Though the network is an interconnected and growing one, it is one in constant need of supervision—and, like the authors it serves, it is in need of protection itself. As president, Banks says he meets with writers throughout the world to develop and maintain Cities of Asylum.

“In Mexico, when the government changed their presidents, the politicians who were pro-City of Asylum changed too,” Banks says. “I needed to resurrect the City of Asylum, make sure it didn’t fall apart because new politicians were in power. I needed to renegotiate—keep it alive.”

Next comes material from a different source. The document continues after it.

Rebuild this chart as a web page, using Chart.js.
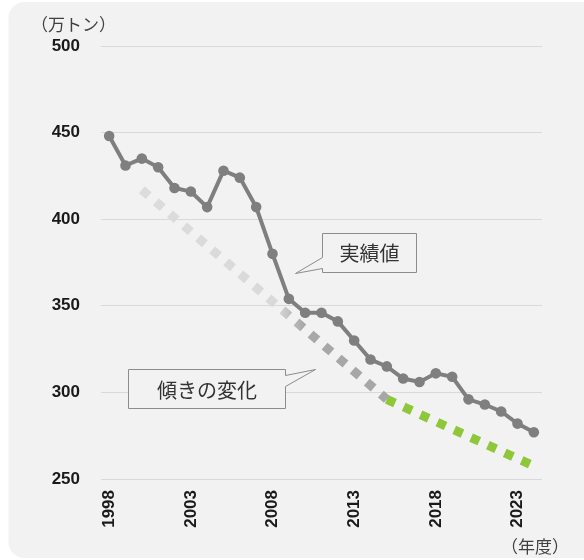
<!DOCTYPE html>
<html>
<head>
<meta charset="utf-8">
<script src="https://cdn.jsdelivr.net/npm/chart.js@4.4.1/dist/chart.umd.min.js"></script>
<style>
  html, body { margin: 0; padding: 0; background: #fff; }
  #wrap { width: 584px; height: 560px; }
</style>
</head>
<body>
<div id="wrap"><canvas id="chart" width="584" height="560"></canvas></div>
<script>
const years = [
  "1998", "1999", "2000", "2001", "2002", "2003", "2004", "2005", "2006",
  "2007", "2008", "2009", "2010", "2011", "2012", "2013", "2014", "2015",
  "2016", "2017", "2018", "2019", "2020", "2021", "2022", "2023", "2024",
];
const actual = [
  448, 431, 435, 430, 418, 416, 407, 428, 424,
  407, 380, 354, 346, 346, 341, 330, 319, 315,
  308, 306, 311, 309, 296, 293, 289, 282, 277,
];
// slope guides: only their end points are data
const slopeBefore = years.map((y) => ({ "2000": 417, "2015": 296 }[y] ?? null));
const slopeAfter = years.map((y) => ({ "2015": 296, "2024": 257.5 }[y] ?? null));
const tickYears = ["1998", "2003", "2008", "2013", "2018", "2023"];
const yTicks = [250, 300, 350, 400, 450, 500];

const JP = '"Noto Sans CJK JP", "Noto Sans", sans-serif';
const NUM = '"Liberation Sans", Arial, sans-serif';

function roundRect(ctx, x, y, w, h, r) {
  ctx.beginPath();
  ctx.moveTo(x + r, y);
  ctx.lineTo(x + w - r, y);
  ctx.arcTo(x + w, y, x + w, y + r, r);
  ctx.lineTo(x + w, y + h - r);
  ctx.arcTo(x + w, y + h, x + w - r, y + h, r);
  ctx.lineTo(x + r, y + h);
  ctx.arcTo(x, y + h, x, y + h - r, r);
  ctx.lineTo(x, y + r);
  ctx.arcTo(x, y, x + r, y, r);
  ctx.closePath();
}

const panelBg = {
  id: "panelBg",
  beforeDraw(chart) {
    const ctx = chart.ctx;
    ctx.save();
    ctx.fillStyle = "#ffffff";
    ctx.fillRect(0, 0, chart.width, chart.height);
    roundRect(ctx, 8.5, 2, chart.width + 20, chart.height - 4, 16);
    ctx.fillStyle = "#f2f2f2";
    ctx.fill();
    ctx.restore();
  },
};

// speech-bubble labels, anchored on the scales
function bubble(ctx, pts, text, cx, cy) {
  ctx.beginPath();
  pts.forEach(([x, y], i) => (i ? ctx.lineTo(x, y) : ctx.moveTo(x, y)));
  ctx.closePath();
  ctx.fillStyle = "#f2f2f2";
  ctx.fill();
  ctx.strokeStyle = "#8c8c8c";
  ctx.lineWidth = 1;
  ctx.stroke();
  ctx.fillStyle = "#333333";
  ctx.font = "20px " + JP;
  ctx.textAlign = "center";
  ctx.textBaseline = "middle";
  ctx.fillText(text, cx, cy);
}

const annotations = {
  id: "annotations",
  afterDatasetsDraw(chart) {
    const { ctx, scales: { x, y } } = chart;
    const px = (i) => Math.round(x.getPixelForValue(i)) + 0.5;
    const py = (v) => Math.round(y.getPixelForValue(v)) + 0.5;
    ctx.save();

    // 実績値
    let l = px(13), r = px(18.77), t = py(392), b = py(369.5);
    bubble(ctx, [[l, t], [r, t], [r, b], [l, b], [l, b - 4], [px(11.38), py(368.8)], [l, b - 15]],
      "実績値", (l + r) / 2, (t + b) / 2);

    // 傾きの変化
    l = px(1.17); r = px(10.79); t = py(313.5); b = py(291);
    bubble(ctx, [[l, t], [r, t], [r, t + 6], [px(12.63), py(313.5)], [r, t + 17], [r, b], [l, b]],
      "傾きの変化", (l + r) / 2, (t + b) / 2 + 1);

    ctx.fillStyle = "#404040";
    ctx.font = "17px " + JP;
    ctx.textBaseline = "middle";
    ctx.textAlign = "left";
    ctx.fillText("（万トン）", 31, 25);
    ctx.textAlign = "right";
    ctx.fillText("（年度）", 569, 547);
    ctx.restore();
  },
};

function slopeGradient(c) {
  const chart = c.chart;
  const xs = chart.scales.x;
  if (!chart.chartArea || !xs) return "#d9d9d9";
  const x0 = xs.getPixelForValue(2);
  const x1 = xs.getPixelForValue(17);
  const g = chart.ctx.createLinearGradient(x0, 0, x1, 0);
  g.addColorStop(0, "#dcdcdc");
  g.addColorStop(0.55, "#d9d9d9");
  g.addColorStop(0.66, "#a8a8a8");
  g.addColorStop(1, "#a6a6a6");
  return g;
}

new Chart(document.getElementById("chart"), {
  type: "line",
  data: {
    labels: years,
    datasets: [
      {
        label: "実績値",
        data: actual,
        borderColor: "#7f7f7f",
        backgroundColor: "#7f7f7f",
        borderWidth: 4,
        pointRadius: 5.3,
        pointBorderWidth: 0,
        tension: 0,
      },
      {
        label: "傾き（前）",
        data: slopeBefore,
        spanGaps: true,
        borderColor: slopeGradient,
        borderWidth: 9,
        borderDash: [9, 9.5],
        borderCapStyle: "butt",
        pointRadius: 0,
      },
      {
        label: "傾き（後）",
        data: slopeAfter,
        spanGaps: true,
        borderColor: "#8fc73a",
        borderWidth: 9,
        borderDash: [9, 9.5],
        borderCapStyle: "butt",
        pointRadius: 0,
      },
    ],
  },
  options: {
    responsive: false,
    animation: false,
    devicePixelRatio: 1,
    layout: { padding: { top: 46, right: 42, left: 0, bottom: 0 } },
    plugins: {
      legend: { display: false },
      tooltip: { enabled: false },
    },
    scales: {
      x: {
        type: "category",
        offset: true,
        grid: { display: false, drawTicks: false },
        border: { display: false },
        afterFit: (s) => { s.height = 81; },
        ticks: {
          autoSkip: false,
          minRotation: 90,
          maxRotation: 90,
          padding: 11,
          color: "#1a1a1a",
          font: { family: NUM, size: 17, weight: "bold" },
          callback: (v, i) => (tickYears.includes(years[i]) ? years[i] : ""),
        },
      },
      y: {
        min: 250,
        max: 500,
        afterFit: (s) => { s.width = 101; },
        afterBuildTicks: (s) => { s.ticks = yTicks.map((v) => ({ value: v })); },
        grid: { color: "#d9d9d9", lineWidth: 1, drawTicks: false },
        border: { display: false },
        ticks: {
          padding: 21,
          color: "#1a1a1a",
          font: { family: NUM, size: 17, weight: "bold" },
        },
      },
    },
  },
  plugins: [panelBg, annotations],
});
</script>
</body>
</html>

That ongoing administrative challenge is not exclusive to other nations; it must be met here in the United States, as well. Fears that funds would dry up in a fit of post-Sept. 11 xenophobia proved unfounded, but there still are great concerns about the political fallout of the attacks.

“Our main area of concern—and it is indeed one that could jeopardize our operations, both locally and internationally—is the new immigration and visa policy put in place by the U.S. in the wake of 9/11,” says Berger. “Obtaining a visa for a foreign writer has become a long, tricky and hazardous process.”

Despite these day-to-day frustrations and concerns, despite the amount of hustling, negotiating and politicking involved in establishing and maintaining these stateside cities of asylum, participants claim the result is well worth the effort, and the rewards well worth the struggle. So, people like Russell Banks will continue to advance the cause and expand the network, in hopes that people will say of Saratoga Springs, as Bridget Meens says of Ithaca, “It’s very nice to have a project about global connection instead of global disconnection,” and in hopes that a liberated writer will soon say of Saratoga Springs what Yi Ping says of his new city:

“Ithaca seems just like this paradise to me. It is a very beautiful place. I hope that a place like Ithaca can exist in China’s future, and that Chinese people can live someday like people in Ithaca live.”